Given information:
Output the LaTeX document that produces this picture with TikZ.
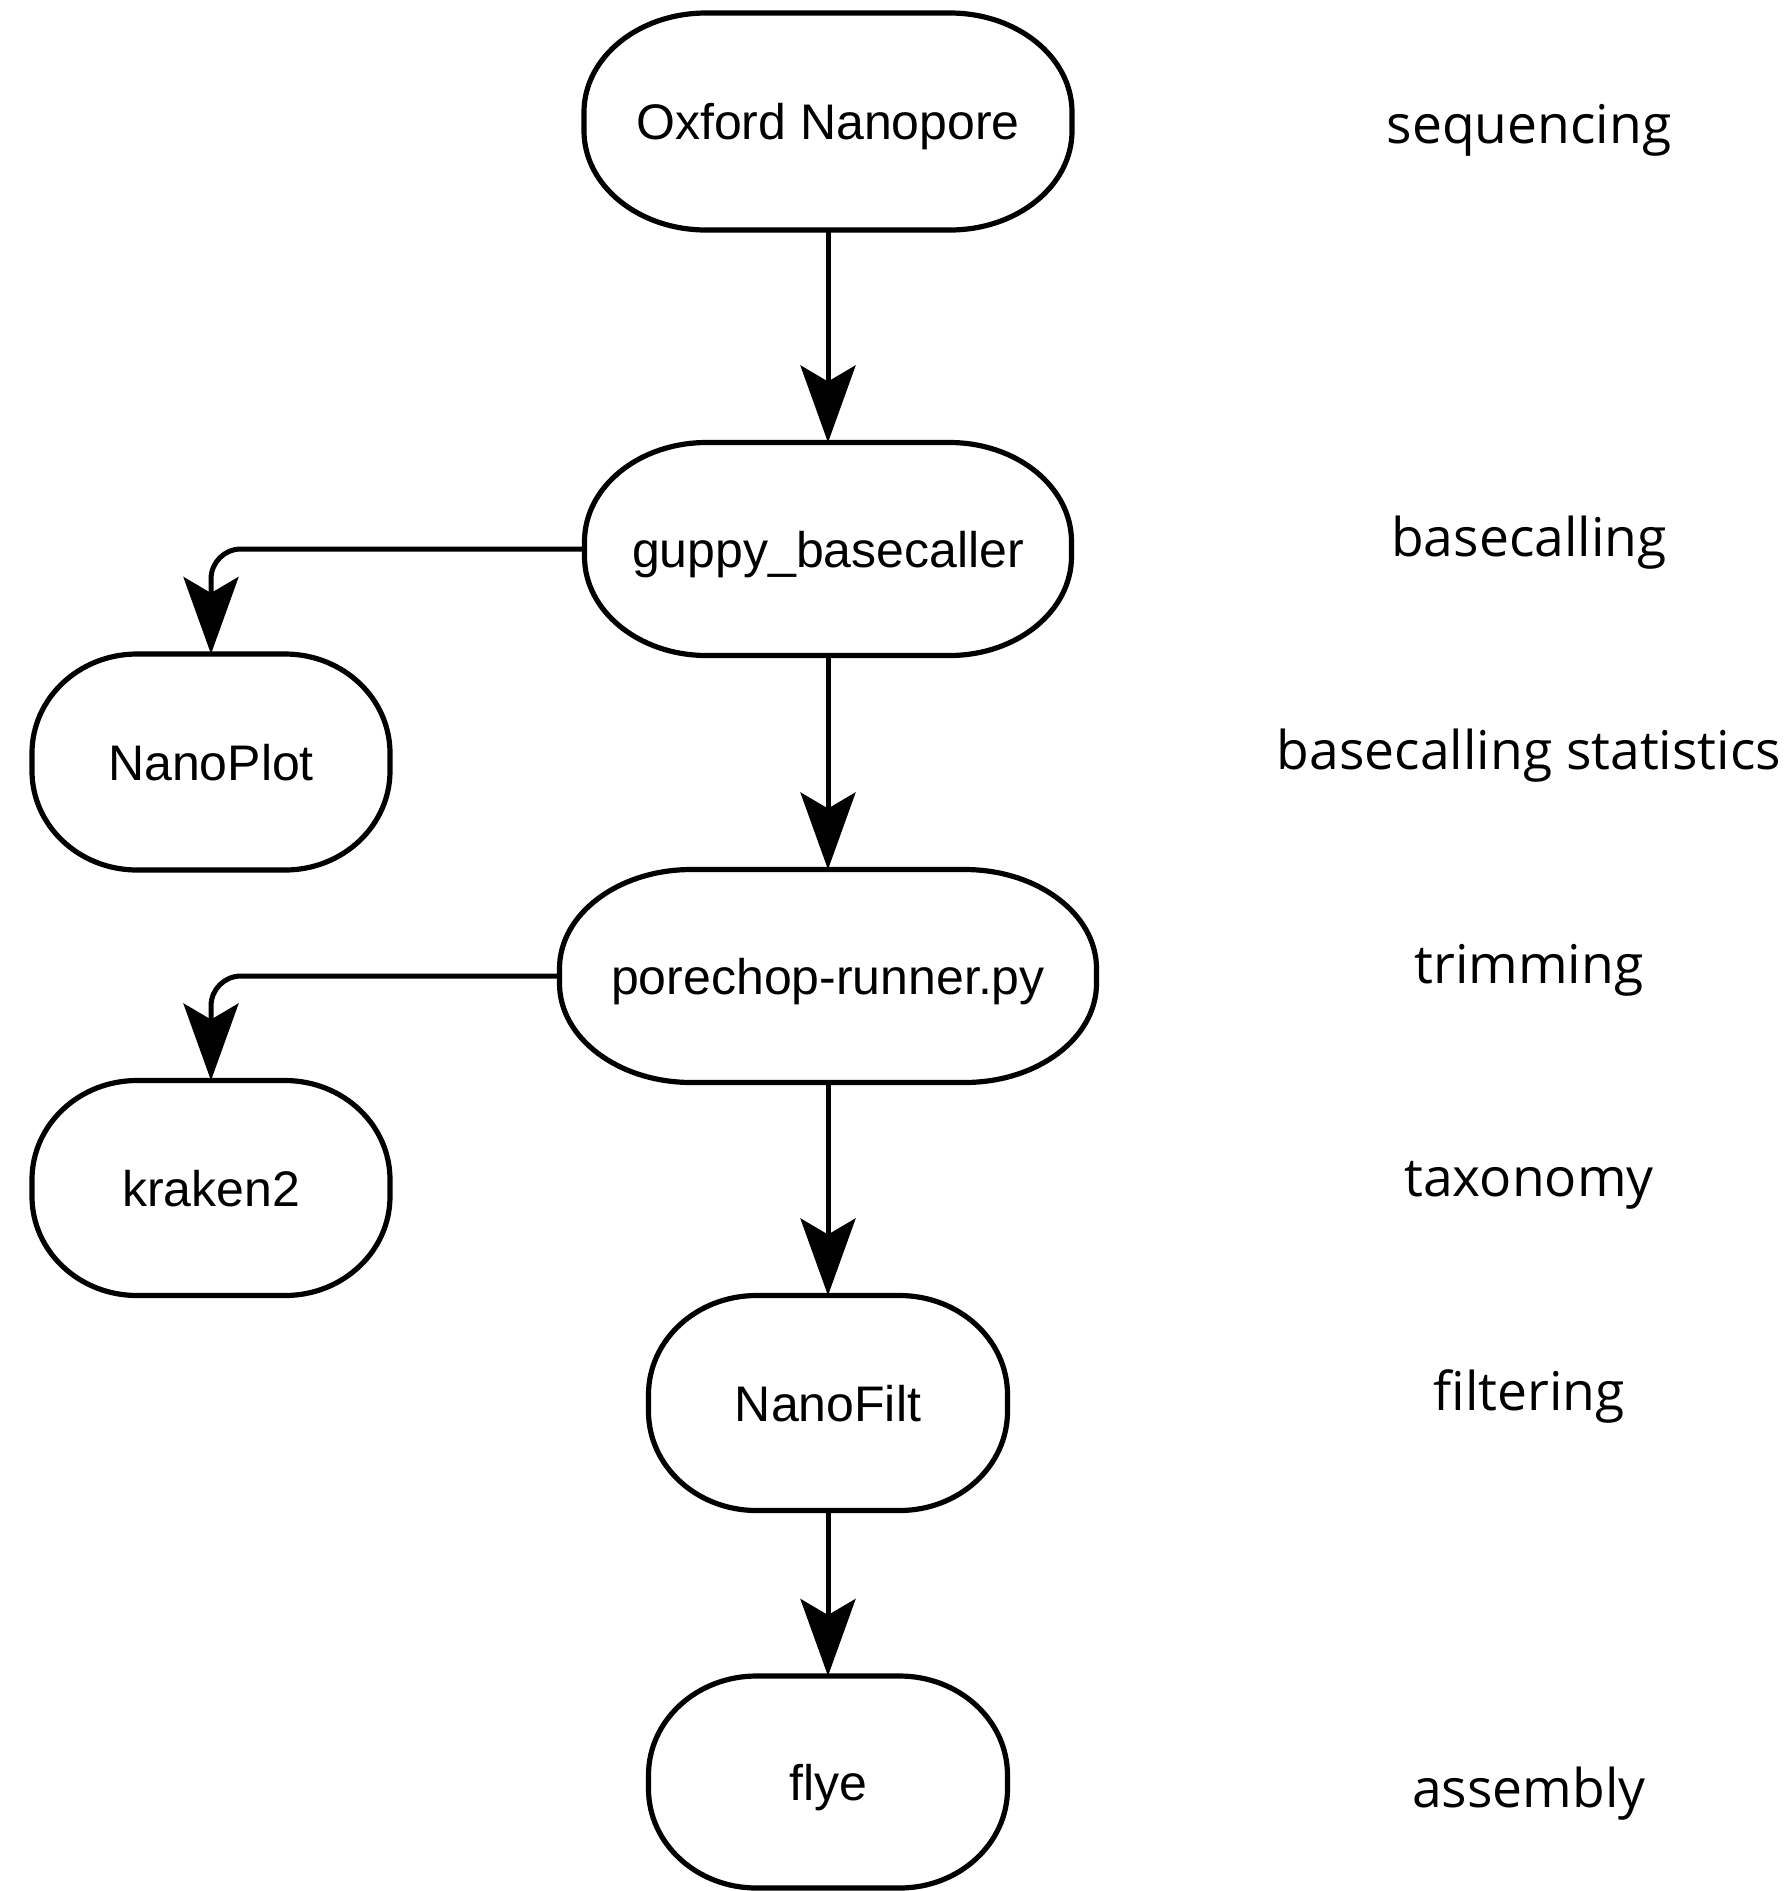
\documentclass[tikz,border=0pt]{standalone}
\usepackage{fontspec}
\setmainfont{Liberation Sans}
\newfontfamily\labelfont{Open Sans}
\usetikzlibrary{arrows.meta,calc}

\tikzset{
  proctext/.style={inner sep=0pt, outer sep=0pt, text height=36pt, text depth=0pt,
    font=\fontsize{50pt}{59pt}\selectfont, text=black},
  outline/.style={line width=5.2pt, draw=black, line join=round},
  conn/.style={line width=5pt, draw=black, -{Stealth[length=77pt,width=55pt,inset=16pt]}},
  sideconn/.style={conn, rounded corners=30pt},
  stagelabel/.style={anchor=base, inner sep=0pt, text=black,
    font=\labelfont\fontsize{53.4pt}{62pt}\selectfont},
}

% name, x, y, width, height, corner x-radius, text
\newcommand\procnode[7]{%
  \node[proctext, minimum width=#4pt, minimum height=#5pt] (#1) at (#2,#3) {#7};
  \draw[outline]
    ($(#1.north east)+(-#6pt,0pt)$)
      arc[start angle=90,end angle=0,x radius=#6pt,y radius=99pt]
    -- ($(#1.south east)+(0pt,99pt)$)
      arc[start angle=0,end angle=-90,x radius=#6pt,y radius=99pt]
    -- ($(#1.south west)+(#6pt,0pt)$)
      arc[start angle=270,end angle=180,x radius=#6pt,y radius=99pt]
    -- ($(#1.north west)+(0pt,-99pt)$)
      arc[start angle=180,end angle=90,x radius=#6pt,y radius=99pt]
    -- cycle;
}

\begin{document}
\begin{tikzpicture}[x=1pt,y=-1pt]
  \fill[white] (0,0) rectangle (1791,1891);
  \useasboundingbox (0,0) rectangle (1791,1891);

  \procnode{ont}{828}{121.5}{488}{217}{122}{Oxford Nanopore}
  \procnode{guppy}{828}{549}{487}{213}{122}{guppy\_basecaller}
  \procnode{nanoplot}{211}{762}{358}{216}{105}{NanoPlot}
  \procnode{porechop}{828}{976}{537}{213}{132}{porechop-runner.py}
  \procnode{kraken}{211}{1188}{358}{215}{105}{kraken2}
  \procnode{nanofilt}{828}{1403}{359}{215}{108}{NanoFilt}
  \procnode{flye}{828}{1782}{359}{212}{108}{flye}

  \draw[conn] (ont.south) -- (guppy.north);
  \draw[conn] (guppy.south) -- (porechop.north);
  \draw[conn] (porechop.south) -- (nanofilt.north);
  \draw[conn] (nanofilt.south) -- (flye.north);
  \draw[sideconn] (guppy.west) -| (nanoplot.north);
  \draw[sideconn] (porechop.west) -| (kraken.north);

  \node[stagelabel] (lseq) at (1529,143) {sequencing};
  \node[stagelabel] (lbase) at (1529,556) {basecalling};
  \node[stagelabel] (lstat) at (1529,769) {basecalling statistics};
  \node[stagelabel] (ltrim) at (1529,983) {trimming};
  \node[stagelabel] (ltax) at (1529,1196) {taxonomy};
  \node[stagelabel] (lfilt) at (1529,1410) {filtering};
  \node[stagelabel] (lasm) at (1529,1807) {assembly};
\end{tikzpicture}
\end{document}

Your instructions: With the pictures left out, restate word for word every line of the data above, from the first down to the line that contains "(porechop.west) -| (kraken.north);".

Answer for the task:
Output the LaTeX document that produces this picture with TikZ.
\documentclass[tikz,border=0pt]{standalone}
\usepackage{fontspec}
\setmainfont{Liberation Sans}
\newfontfamily\labelfont{Open Sans}
\usetikzlibrary{arrows.meta,calc}

\tikzset{
  proctext/.style={inner sep=0pt, outer sep=0pt, text height=36pt, text depth=0pt,
    font=\fontsize{50pt}{59pt}\selectfont, text=black},
  outline/.style={line width=5.2pt, draw=black, line join=round},
  conn/.style={line width=5pt, draw=black, -{Stealth[length=77pt,width=55pt,inset=16pt]}},
  sideconn/.style={conn, rounded corners=30pt},
  stagelabel/.style={anchor=base, inner sep=0pt, text=black,
    font=\labelfont\fontsize{53.4pt}{62pt}\selectfont},
}

% name, x, y, width, height, corner x-radius, text
\newcommand\procnode[7]{%
  \node[proctext, minimum width=#4pt, minimum height=#5pt] (#1) at (#2,#3) {#7};
  \draw[outline]
    ($(#1.north east)+(-#6pt,0pt)$)
      arc[start angle=90,end angle=0,x radius=#6pt,y radius=99pt]
    -- ($(#1.south east)+(0pt,99pt)$)
      arc[start angle=0,end angle=-90,x radius=#6pt,y radius=99pt]
    -- ($(#1.south west)+(#6pt,0pt)$)
      arc[start angle=270,end angle=180,x radius=#6pt,y radius=99pt]
    -- ($(#1.north west)+(0pt,-99pt)$)
      arc[start angle=180,end angle=90,x radius=#6pt,y radius=99pt]
    -- cycle;
}

\begin{document}
\begin{tikzpicture}[x=1pt,y=-1pt]
  \fill[white] (0,0) rectangle (1791,1891);
  \useasboundingbox (0,0) rectangle (1791,1891);

  \procnode{ont}{828}{121.5}{488}{217}{122}{Oxford Nanopore}
  \procnode{guppy}{828}{549}{487}{213}{122}{guppy\_basecaller}
  \procnode{nanoplot}{211}{762}{358}{216}{105}{NanoPlot}
  \procnode{porechop}{828}{976}{537}{213}{132}{porechop-runner.py}
  \procnode{kraken}{211}{1188}{358}{215}{105}{kraken2}
  \procnode{nanofilt}{828}{1403}{359}{215}{108}{NanoFilt}
  \procnode{flye}{828}{1782}{359}{212}{108}{flye}

  \draw[conn] (ont.south) -- (guppy.north);
  \draw[conn] (guppy.south) -- (porechop.north);
  \draw[conn] (porechop.south) -- (nanofilt.north);
  \draw[conn] (nanofilt.south) -- (flye.north);
  \draw[sideconn] (guppy.west) -| (nanoplot.north);
  \draw[sideconn] (porechop.west) -| (kraken.north);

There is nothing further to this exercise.